Nicola, how do you find balance with all of your work-related travel?
Nicola: “I’ve [been like this] since I was little. My parents always travelled, so I was used to this life. I don’t look at the different time zones. I just look at the time where I am.”

How does the design process work between the two of you?
Nicola: “At the beginning [of each season], we talk about everything, and then it’s all Sébastien’s. I just stand next to him and watch.”
Sébastien: [Laughs] “It’s a composition of what we plan to do, and then the mood and proportions come out.”

Sébastien, how does your job at Mugler differ from your time at Balenciaga?
Sébastien: “It was more like a family at Balenciaga. We worked together for a long, long time. Ten years ago it was small, but by the end it was huge. I wanted to start again so that’s why I [moved] to Mugler, to get into a new project.”
Nicola: “You had good timing. It is such a small team. It’s only been a year that we’ve been together, so we’re just starting to know each other.”

Sébastien, do you prefer working behind the scenes while Nicola takes the media spotlight? 
Sébastien: “I definitely like to work [behind] the scenes with the team, creating the clothes.”

How do you make sure the collection is marketable?
Nicola: “The collection is very small, so we are slowly expanding. We’re still figuring out what our staples are. We don’t feel like doing It bags yet. I think we need to focus on the clothing first. Right now, we’re more interested in doing a collection of shoes. We dream about getting into jewellery. We want to reinvent in our own way and not follow the crowd. It’s great because there are no rules anymore. People with great, original ideas—they’re the ones who win. They fight for it.”

Do you go to the archives for design inspiration?
Nicola: “Yes, the last collection we did. We started off there. We were telling each other which pieces we liked and we took hair inspirations. Our second collection was inspired by our memory of Mugler, by deconstructing those memories and making something different.”

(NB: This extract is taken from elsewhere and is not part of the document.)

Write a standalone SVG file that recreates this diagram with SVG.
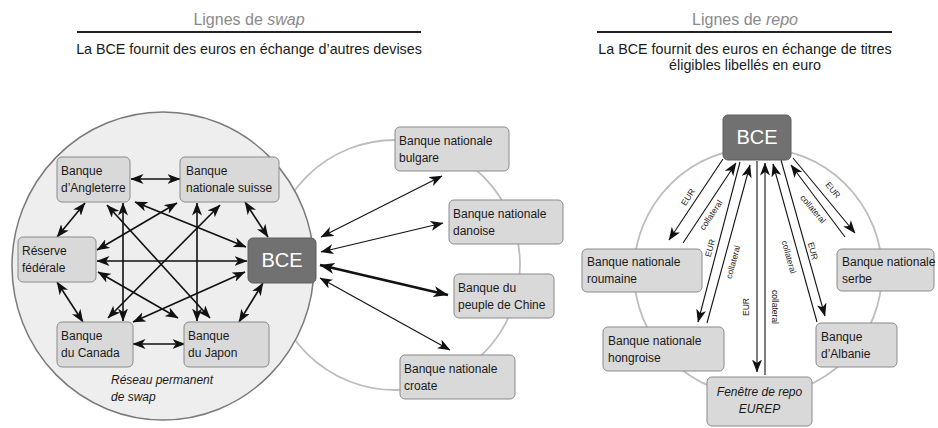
<svg xmlns="http://www.w3.org/2000/svg" width="938" height="428" viewBox="0 0 938 428">
<defs>
<style>
.t{font-family:"Liberation Sans",Arial,sans-serif;fill:#1a1a1a}
.title{font-size:16px;fill:#8a8a8a;text-anchor:middle}
.sub{font-size:14.3px;text-anchor:middle}
.lbl{font-size:12px}
.bcet{font-size:20px;fill:#fff;text-anchor:middle}
.box{fill:#d9d9d9;stroke:#8a8a8a;stroke-width:1}
.bce{fill:#717171;stroke:#5e5e5e;stroke-width:1}
.net{stroke:#111;stroke-width:1.6;fill:none;marker-start:url(#ah);marker-end:url(#ah)}
.thin{stroke:#111;stroke-width:1.1;fill:none;marker-start:url(#ah);marker-end:url(#ah)}
.thick{stroke:#111;stroke-width:2.6;fill:none;marker-start:url(#ahL);marker-end:url(#ahL)}
.rp{stroke:#111;stroke-width:1.1;fill:none;marker-end:url(#ah)}
.sm{font-size:8.5px;text-anchor:middle;dominant-baseline:central}
.ring{fill:none;stroke:#bdbdbd;stroke-width:1.8}
</style>
<marker id="ah" viewBox="0 0 13 10" refX="12.5" refY="5" markerWidth="13" markerHeight="10" markerUnits="userSpaceOnUse" orient="auto-start-reverse"><path d="M0,0 L13,5 L0,10 L3.5,5 Z" fill="#111"/></marker>
<marker id="ahL" viewBox="0 0 15 11" refX="14.5" refY="5.5" markerWidth="15" markerHeight="11" markerUnits="userSpaceOnUse" orient="auto-start-reverse"><path d="M0,0 L15,5.5 L0,11 L4,5.5 Z" fill="#111"/></marker>
</defs>

<g id="headings" class="t">
<text class="t title" x="249" y="25">Lignes de <tspan font-style="italic">swap</tspan></text>
<line x1="77" y1="32" x2="421" y2="32" stroke="#222" stroke-width="2"/>
<text class="t sub" x="249" y="54">La BCE fournit des euros en échange d’autres devises</text>
<text class="t title" x="745" y="25">Lignes de <tspan font-style="italic">repo</tspan></text>
<line x1="597" y1="32" x2="892" y2="32" stroke="#222" stroke-width="2"/>
<text class="t sub" x="745" y="54">La BCE fournit des euros en échange de titres</text>
<text class="t sub" x="745" y="70">éligibles libellés en euro</text>
</g>

<g id="backgrounds">
<circle class="ring" cx="395" cy="265" r="125"/>
<ellipse cx="163" cy="266" rx="151" ry="154" fill="#eeeeee" stroke="#7a7a7a" stroke-width="1.5"/>
<circle class="ring" cx="758" cy="272" r="124"/>
</g>

<g id="connectors">
<line class="net" x1="131" y1="179" x2="180" y2="179"/>
<line class="net" x1="85" y1="203" x2="57" y2="237"/>
<line class="net" x1="245" y1="202" x2="268" y2="237"/>
<line class="net" x1="97" y1="261" x2="247" y2="261"/>
<line class="net" x1="57" y1="282" x2="83" y2="322"/>
<line class="net" x1="263" y1="283" x2="239" y2="322"/>
<line class="net" x1="133" y1="344" x2="185" y2="344"/>
<line class="net" x1="107" y1="205" x2="210" y2="318"/>
<line class="net" x1="123" y1="203" x2="123" y2="321"/>
<line class="net" x1="135" y1="202" x2="246" y2="247"/>
<line class="net" x1="177" y1="203" x2="97" y2="250"/>
<line class="net" x1="197" y1="203" x2="197" y2="321"/>
<line class="net" x1="220" y1="205" x2="108" y2="318"/>
<line class="net" x1="98" y1="272" x2="178" y2="318"/>
<line class="net" x1="245" y1="272" x2="133" y2="322"/>

<line class="thin" x1="321" y1="237" x2="442" y2="176"/>
<line class="thin" x1="321" y1="252" x2="443" y2="223"/>
<line class="thick" x1="320" y1="265" x2="448" y2="295"/>
<line class="thin" x1="320" y1="278" x2="450" y2="350"/>

<line class="rp" x1="723" y1="159" x2="669" y2="240"/>
<line class="rp" x1="683" y1="243" x2="736" y2="163"/>
<line class="rp" x1="740" y1="162" x2="698" y2="322"/>
<line class="rp" x1="707" y1="323" x2="750" y2="165"/>
<line class="rp" x1="757" y1="161" x2="757" y2="372" stroke="#6a6a6a" stroke-width="2.2"/>
<line class="rp" x1="765" y1="375" x2="765" y2="163"/>
<line class="rp" x1="817" y1="322" x2="773" y2="164"/>
<line class="rp" x1="781" y1="160" x2="825" y2="316"/>
<line class="rp" x1="845" y1="237" x2="791" y2="165"/>
<line class="rp" x1="793" y1="158" x2="855" y2="233"/>

<g class="t">
<text class="sm" transform="translate(688,197) rotate(-56.5)">EUR</text>
<text class="sm" transform="translate(711,215) rotate(-56.5)">collateral</text>
<text class="sm" transform="translate(710,248) rotate(-75)">EUR</text>
<text class="sm" transform="translate(733,262) rotate(-75)">collateral</text>
<text class="sm" transform="translate(746,307) rotate(-90)">EUR</text>
<text class="sm" transform="translate(775,307) rotate(90)">collateral</text>
<text class="sm" transform="translate(789,257) rotate(74.5)">collateral</text>
<text class="sm" transform="translate(813,251) rotate(74.5)">EUR</text>
<text class="sm" transform="translate(813,209) rotate(50)">collateral</text>
<text class="sm" transform="translate(833,190) rotate(50)">EUR</text>
</g>
</g>

<g id="swap-angleterre"><rect class="box" x="57" y="157" width="73" height="45" rx="5"/><text class="t lbl" x="61" y="175">Banque</text><text class="t lbl" x="61" y="192">d’Angleterre</text></g>
<g id="swap-suisse"><rect class="box" x="180" y="157" width="99" height="45" rx="5"/><text class="t lbl" x="186" y="175">Banque</text><text class="t lbl" x="186" y="192">nationale suisse</text></g>
<g id="swap-reserve"><rect class="box" x="18" y="237" width="78" height="45" rx="5"/><text class="t lbl" x="22" y="255">Réserve</text><text class="t lbl" x="22" y="272">fédérale</text></g>
<g id="swap-bce"><rect class="bce" x="248" y="238" width="68" height="45" rx="5"/><text class="t bcet" x="282" y="267">BCE</text></g>
<g id="swap-canada"><rect class="box" x="57" y="322" width="76" height="45" rx="5"/><text class="t lbl" x="61" y="340">Banque</text><text class="t lbl" x="61" y="357">du Canada</text></g>
<g id="swap-japon"><rect class="box" x="184" y="322" width="85" height="45" rx="5"/><text class="t lbl" x="188" y="340">Banque</text><text class="t lbl" x="188" y="357">du Japon</text></g>
<g id="swap-label"><text class="t lbl" x="111" y="384" font-style="italic">Réseau permanent</text><text class="t lbl" x="111" y="401" font-style="italic">de swap</text></g>

<g id="swap-bulgare"><rect class="box" x="395" y="127" width="114" height="44" rx="5"/><text class="t lbl" x="399" y="145">Banque nationale</text><text class="t lbl" x="399" y="162">bulgare</text></g>
<g id="swap-danoise"><rect class="box" x="449" y="200" width="114" height="44" rx="5"/><text class="t lbl" x="453" y="218">Banque nationale</text><text class="t lbl" x="453" y="235">danoise</text></g>
<g id="swap-chine"><rect class="box" x="454" y="274" width="100" height="44" rx="5"/><text class="t lbl" x="458" y="292">Banque du</text><text class="t lbl" x="458" y="309">peuple de Chine</text></g>
<g id="swap-croate"><rect class="box" x="400" y="355" width="115" height="44" rx="5"/><text class="t lbl" x="404" y="373">Banque nationale</text><text class="t lbl" x="404" y="390">croate</text></g>

<g id="repo-bce"><rect class="bce" x="723" y="115" width="68" height="45" rx="5"/><text class="t bcet" x="757" y="144">BCE</text></g>
<g id="repo-roumaine"><rect class="box" x="582" y="249" width="120" height="43" rx="5"/><text class="t lbl" x="587" y="266">Banque nationale</text><text class="t lbl" x="587" y="283">roumaine</text></g>
<g id="repo-serbe"><rect class="box" x="837" y="249" width="97" height="42" rx="5"/><text class="t lbl" x="842" y="266">Banque nationale</text><text class="t lbl" x="842" y="283">serbe</text></g>
<g id="repo-hongroise"><rect class="box" x="603" y="327" width="121" height="44" rx="5"/><text class="t lbl" x="608" y="345">Banque nationale</text><text class="t lbl" x="608" y="362">hongroise</text></g>
<g id="repo-albanie"><rect class="box" x="816" y="323" width="81" height="44" rx="5"/><text class="t lbl" x="821" y="341">Banque</text><text class="t lbl" x="821" y="358">d’Albanie</text></g>
<g id="repo-eurep"><rect class="box" x="707" y="377" width="105" height="49" rx="5"/><text class="t lbl" x="759.5" y="396" text-anchor="middle" font-style="italic">Fenêtre de repo</text><text class="t lbl" x="759.5" y="413" text-anchor="middle" font-style="italic">EUREP</text></g>
</svg>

Why do you focus on digital communication by live-streaming shows and Tweeting behind the scenes?
Nicola: “What else is there?” [Laughs]

So do you think that print magazines will be obsolete someday?
Nicola: “No, never, it’s a balance. We were pushing digital because it was a natural thing for me to want. Not a lot of people were doing it. Some things work better online and some look so much better in print. I’m into researching digital artists all over the world. I’m always looking on Tumblr.”

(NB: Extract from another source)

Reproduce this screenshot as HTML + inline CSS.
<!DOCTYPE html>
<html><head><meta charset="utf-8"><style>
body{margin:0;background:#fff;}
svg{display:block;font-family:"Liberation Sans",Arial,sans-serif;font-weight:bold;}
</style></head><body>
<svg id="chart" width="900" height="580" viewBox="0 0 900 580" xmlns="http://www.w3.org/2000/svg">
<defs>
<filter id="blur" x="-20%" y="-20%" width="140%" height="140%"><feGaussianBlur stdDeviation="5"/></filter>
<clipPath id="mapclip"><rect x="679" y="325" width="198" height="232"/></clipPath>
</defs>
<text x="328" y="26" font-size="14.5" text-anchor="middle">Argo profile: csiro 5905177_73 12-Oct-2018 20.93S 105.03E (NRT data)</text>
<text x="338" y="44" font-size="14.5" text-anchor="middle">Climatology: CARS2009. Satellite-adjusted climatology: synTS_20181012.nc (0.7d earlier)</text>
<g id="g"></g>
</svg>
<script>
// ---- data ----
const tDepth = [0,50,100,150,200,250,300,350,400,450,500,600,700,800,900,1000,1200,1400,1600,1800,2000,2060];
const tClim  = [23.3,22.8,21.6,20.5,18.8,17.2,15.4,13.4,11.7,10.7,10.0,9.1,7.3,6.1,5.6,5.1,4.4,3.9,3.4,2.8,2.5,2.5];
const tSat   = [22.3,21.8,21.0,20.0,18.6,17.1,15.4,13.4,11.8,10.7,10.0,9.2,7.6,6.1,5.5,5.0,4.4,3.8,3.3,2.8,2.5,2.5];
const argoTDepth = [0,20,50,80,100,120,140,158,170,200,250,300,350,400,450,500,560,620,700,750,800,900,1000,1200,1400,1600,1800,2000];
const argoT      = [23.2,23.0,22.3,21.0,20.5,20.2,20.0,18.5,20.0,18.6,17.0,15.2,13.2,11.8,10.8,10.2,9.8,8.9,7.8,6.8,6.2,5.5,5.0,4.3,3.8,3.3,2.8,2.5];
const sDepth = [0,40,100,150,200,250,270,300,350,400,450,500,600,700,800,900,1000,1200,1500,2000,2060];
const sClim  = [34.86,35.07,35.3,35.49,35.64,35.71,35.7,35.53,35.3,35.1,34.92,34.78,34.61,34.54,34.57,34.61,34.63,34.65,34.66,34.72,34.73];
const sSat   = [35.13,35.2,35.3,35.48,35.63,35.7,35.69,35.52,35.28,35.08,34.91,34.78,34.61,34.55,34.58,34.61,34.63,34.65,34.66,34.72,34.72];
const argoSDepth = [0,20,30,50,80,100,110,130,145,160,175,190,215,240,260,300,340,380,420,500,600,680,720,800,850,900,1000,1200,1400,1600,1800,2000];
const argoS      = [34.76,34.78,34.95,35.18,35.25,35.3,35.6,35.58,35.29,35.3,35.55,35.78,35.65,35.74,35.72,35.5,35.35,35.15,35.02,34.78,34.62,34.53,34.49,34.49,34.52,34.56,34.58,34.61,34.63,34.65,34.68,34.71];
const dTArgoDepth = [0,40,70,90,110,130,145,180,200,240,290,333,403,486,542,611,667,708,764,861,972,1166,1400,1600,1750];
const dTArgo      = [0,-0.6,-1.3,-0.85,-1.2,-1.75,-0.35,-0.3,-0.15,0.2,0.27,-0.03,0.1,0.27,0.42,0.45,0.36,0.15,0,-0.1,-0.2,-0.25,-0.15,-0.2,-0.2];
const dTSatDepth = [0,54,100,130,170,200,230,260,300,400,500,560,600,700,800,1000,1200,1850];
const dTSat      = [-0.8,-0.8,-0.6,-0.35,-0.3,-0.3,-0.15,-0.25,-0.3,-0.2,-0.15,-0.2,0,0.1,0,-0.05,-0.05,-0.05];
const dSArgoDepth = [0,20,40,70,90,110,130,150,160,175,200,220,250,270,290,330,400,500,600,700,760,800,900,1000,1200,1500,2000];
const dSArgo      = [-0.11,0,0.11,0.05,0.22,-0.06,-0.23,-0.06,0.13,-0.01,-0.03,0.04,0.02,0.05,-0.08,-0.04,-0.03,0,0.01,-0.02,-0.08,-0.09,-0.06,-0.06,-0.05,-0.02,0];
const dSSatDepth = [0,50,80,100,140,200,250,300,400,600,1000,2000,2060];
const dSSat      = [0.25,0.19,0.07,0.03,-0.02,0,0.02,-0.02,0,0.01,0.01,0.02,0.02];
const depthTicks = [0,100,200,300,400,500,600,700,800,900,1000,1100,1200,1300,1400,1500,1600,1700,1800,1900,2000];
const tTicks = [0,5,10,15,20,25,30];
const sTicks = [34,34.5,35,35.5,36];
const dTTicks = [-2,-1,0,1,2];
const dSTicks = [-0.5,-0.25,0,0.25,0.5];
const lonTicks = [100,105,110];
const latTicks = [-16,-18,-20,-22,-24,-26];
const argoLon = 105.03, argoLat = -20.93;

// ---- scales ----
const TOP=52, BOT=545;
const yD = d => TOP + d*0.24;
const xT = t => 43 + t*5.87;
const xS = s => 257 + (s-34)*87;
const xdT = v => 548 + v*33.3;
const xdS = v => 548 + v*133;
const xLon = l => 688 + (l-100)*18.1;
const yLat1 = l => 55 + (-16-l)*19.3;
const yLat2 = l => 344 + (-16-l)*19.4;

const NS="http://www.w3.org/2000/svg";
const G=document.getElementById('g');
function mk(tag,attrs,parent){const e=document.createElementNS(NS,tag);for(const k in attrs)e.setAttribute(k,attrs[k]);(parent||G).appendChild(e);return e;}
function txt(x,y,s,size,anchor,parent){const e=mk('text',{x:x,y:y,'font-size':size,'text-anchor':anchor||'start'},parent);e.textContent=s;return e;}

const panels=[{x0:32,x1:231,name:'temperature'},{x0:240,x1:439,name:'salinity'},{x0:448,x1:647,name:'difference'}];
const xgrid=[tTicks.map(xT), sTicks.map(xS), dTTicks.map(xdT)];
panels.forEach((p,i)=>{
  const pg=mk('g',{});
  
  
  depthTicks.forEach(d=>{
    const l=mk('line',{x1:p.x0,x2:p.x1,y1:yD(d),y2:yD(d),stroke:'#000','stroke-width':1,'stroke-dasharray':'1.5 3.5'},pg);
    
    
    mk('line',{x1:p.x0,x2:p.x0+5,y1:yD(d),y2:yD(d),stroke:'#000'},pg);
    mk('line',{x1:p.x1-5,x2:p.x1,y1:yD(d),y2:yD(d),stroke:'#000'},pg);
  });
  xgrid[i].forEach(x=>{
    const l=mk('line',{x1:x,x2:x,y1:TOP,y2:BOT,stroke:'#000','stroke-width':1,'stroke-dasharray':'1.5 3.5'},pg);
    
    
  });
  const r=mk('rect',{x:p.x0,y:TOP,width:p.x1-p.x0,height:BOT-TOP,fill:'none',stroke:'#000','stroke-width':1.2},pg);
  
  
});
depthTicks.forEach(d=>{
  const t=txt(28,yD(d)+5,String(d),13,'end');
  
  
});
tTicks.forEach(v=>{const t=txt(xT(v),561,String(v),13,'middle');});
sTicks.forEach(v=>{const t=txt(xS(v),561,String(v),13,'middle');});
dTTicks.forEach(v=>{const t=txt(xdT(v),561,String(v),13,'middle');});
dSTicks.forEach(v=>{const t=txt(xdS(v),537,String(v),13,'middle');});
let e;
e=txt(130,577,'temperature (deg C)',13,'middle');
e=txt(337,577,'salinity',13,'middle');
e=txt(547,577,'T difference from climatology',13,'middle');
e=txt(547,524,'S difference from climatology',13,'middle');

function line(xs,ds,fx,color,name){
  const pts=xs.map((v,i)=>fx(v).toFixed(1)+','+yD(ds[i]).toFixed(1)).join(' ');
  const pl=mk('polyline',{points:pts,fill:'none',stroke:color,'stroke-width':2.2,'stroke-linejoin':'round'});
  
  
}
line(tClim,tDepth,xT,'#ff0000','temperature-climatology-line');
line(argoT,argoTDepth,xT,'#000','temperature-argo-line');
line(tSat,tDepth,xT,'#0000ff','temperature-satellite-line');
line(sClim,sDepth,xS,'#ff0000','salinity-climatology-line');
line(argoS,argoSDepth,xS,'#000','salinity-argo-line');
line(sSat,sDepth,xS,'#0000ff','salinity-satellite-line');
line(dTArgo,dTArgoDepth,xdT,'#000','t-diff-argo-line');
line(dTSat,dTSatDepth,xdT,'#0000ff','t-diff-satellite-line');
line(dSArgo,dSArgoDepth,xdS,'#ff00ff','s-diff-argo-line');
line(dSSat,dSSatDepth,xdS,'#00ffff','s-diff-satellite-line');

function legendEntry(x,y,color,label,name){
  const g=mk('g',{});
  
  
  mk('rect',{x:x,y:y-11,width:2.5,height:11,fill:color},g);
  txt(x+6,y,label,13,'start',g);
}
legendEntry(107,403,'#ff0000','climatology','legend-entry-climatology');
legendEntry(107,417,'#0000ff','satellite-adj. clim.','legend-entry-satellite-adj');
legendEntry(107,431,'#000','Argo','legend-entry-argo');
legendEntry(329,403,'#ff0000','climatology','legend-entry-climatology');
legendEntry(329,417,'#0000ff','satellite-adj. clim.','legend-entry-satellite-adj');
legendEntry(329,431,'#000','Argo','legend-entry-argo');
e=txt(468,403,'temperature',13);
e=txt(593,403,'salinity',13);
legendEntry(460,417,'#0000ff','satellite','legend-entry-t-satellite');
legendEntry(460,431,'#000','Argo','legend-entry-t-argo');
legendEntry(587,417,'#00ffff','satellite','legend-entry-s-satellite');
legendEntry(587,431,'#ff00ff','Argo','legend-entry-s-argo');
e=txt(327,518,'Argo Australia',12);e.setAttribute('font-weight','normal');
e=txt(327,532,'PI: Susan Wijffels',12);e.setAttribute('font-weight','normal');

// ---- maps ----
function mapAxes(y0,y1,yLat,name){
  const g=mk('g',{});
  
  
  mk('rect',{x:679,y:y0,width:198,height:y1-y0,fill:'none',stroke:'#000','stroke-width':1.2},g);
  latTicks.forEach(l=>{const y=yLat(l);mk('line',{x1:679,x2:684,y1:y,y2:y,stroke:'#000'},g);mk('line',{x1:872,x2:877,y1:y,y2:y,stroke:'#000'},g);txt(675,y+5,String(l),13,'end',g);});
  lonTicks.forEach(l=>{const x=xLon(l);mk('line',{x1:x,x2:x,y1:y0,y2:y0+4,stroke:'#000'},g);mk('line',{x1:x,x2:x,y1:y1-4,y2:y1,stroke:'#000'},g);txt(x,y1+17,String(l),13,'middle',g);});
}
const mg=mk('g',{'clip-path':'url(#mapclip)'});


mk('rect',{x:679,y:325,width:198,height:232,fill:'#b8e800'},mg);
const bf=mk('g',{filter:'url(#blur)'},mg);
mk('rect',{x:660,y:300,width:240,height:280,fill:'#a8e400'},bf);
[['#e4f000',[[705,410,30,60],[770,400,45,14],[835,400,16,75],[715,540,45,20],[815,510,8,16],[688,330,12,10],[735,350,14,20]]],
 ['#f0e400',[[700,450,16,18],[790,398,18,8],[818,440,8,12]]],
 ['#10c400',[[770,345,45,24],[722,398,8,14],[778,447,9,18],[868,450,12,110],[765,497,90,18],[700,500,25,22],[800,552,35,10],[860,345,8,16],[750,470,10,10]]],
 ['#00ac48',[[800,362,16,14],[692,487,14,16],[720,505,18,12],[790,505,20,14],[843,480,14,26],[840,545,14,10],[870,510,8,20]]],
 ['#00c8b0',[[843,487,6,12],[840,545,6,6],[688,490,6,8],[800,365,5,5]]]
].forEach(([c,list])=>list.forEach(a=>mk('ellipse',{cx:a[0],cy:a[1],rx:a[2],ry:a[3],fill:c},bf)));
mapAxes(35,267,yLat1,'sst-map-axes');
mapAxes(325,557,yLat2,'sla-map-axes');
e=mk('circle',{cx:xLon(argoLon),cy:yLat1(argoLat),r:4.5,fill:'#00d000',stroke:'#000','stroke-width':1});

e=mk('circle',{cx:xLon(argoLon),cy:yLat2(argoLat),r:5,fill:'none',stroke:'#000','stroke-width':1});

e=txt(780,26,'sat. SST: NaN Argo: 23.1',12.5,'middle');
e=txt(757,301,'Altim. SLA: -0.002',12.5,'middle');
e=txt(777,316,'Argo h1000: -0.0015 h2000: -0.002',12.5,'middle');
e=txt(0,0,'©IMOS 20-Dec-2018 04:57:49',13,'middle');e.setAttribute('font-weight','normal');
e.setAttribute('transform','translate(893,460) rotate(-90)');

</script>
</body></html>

Let’s switch gears now. You’re a classically trained pianist, Nicola—do you still play?
Nicola: “Yes, oh my God, I just bought a piano yesterday. It’s a passion. I never had [one] in my house until recently because of the noise. I didn’t want to offend my neighbours. But Yamaha designed this amazing grand piano that you can plug headphones into. But I don’t play for anyone. I just play for myself. It’s like meditation.”

What do you play?
Nicola: “Classical [pieces] by Chopin and Beethoven, but I’m trying to become a bit more experimental with artists like Philip Glass.”

What about you, Sébastien? Do you have any hidden talents?
Sébastien: “I only do fashion, but I can dance and sing too.”
Nicola: “He’s got a really good voice.”